I think next month I might try to convince Old John from fencing to come be a guest lecturer. He is our 78-year-old fencer, but he is also an expert in archeology and classics. I have had some fascinating conversations with him at the pub after fencing and am dying to hear him give a talk, so if he agrees to do it for free this might be an ideal opportunity. Plus the ladies would probably be interested. Plus he speaks Welsh, and as about half of them are Welsh speakers and the volunteers are all English, it might be nice for them to have someone else to converse with in Welsh.

Have to say I really admire Jo for starting this group. It seems like a really positive thing! And a great way to get a cup of tea, a biscuit and some interesting stories.

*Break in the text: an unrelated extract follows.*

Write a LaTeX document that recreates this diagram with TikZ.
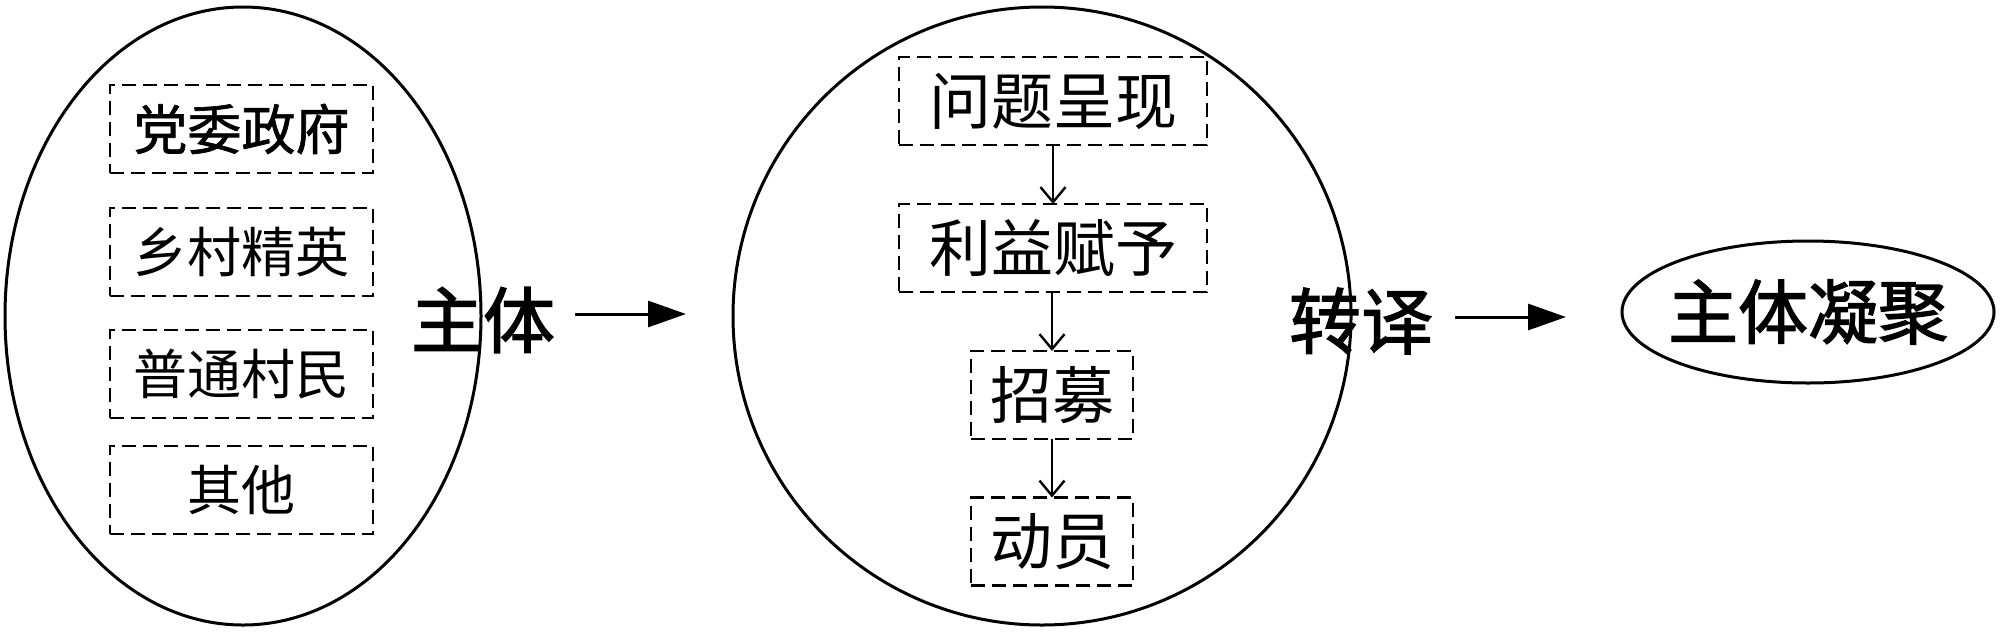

And finally, I've learned that fencing TOOK UP A BIG PART OF MY LIFE! Are you surprised? But I have to say, I feel kind of adrift without somewhere I'm supposed to be three evenings a week. And my fitness level has really shown the difference. So I've decided I need to try something else. Aonghus says there's karate and they teach beginners... as long as it's not expensive I might give it a go. Besides, Kevanne the fencing women's captain is a black belt in karate (at the age of 21, sigh) and you can really see how it helps her fencing. Couldn't hurt, anyway!

Had a post somewhere about the trip back from Canada. If I can find it I'll post it (out of order, but at the rate I post nothing is news anyway!) Think it's on my laptop. Anyway, the trip was amazing and I'm so glad I went. The houseboat was glorious, of course, and I got to see all my family and a good portion of my friends. Also (in the less fun category) got a lot of admin done: sorted out my RRSPs, did my taxes, sold Mabel. Nothing in Bangor had changed when I got back, and mom said my visit was like a dream. At least she didn't say nightmare...

My supervisor has wandered off to France for two weeks, but before she left she dumped a project in my lap. Luckily it's not mine alone (a postdoc called Madge is actually in charge of it). I should get a couple hours pay a week out of it - I hope - and Madge is a down-to-earth Scot who I immediately got on with and who seems very with it. So while the project may or may not go well, at least I get to work with someone cool! all good...

* The most hilarious moment of the coffee event was when a blind lady called Ruby won the raffle prize of the china cat. She obviously couldn't see her prize, so she was sitting there saying, "Oh, let me touch the pussy! I need to have a feel of the pussy!" while Jo and I stared at the ground so as not to catch each others' eye and burst into hysterical laughter.